Abstract

Accretion discs and black holes (BHs) have angular momenta that are generally misaligned with respect to each other, which can lead to warps in the discs and bends in any jets produced. We consider a disc that is misaligned at large radii and torqued by Lense-Thirring (LT) precession and a Blandford-Znajek (BZ) jet torque. We consider a variety of disc states that include radiatively inefficient thick discs, radiatively efficient thin discs, and super-Eddington accretion discs. The magnetic field strength of the BZ jet is chosen as either from standard equipartition arguments or from magnetically arrested disc (MAD) simulations. We show that standard thin accretion discs can reach spin-disc alignment out to large radii long before LT would play a role, as caused by the slow infall time that gives even a weak BZ jet time to align the disc.
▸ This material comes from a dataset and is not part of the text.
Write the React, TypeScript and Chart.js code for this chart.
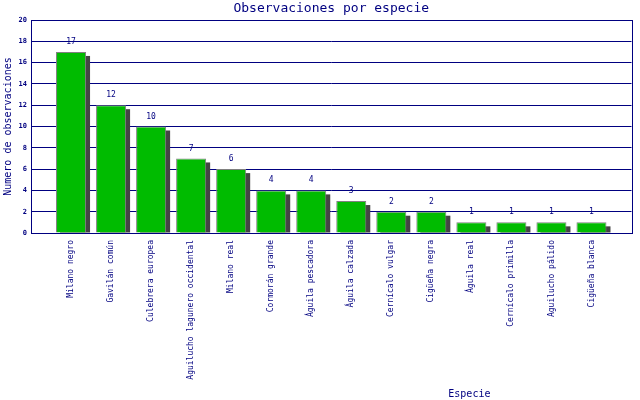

We show that geometrically thick radiatively inefficient discs and super-Eddington discs in the MAD state reach disc-spin alignment near the black hole when density profiles are shallow as in magnetohydrodynamical simulations, while the BZ jet aligns discs with steep density profiles (as in advection-dominated accretion flows) with the BH spin out to larger radii. Our results imply that the BZ jet torque should affect the cosmological evolution of BH spin magnitude and direction, BH spin measurements in active galactic nuclei and X-ray binaries, and the interpretations for Event Horizon Telescope observations of discs or jets in strong-field gravity regimes.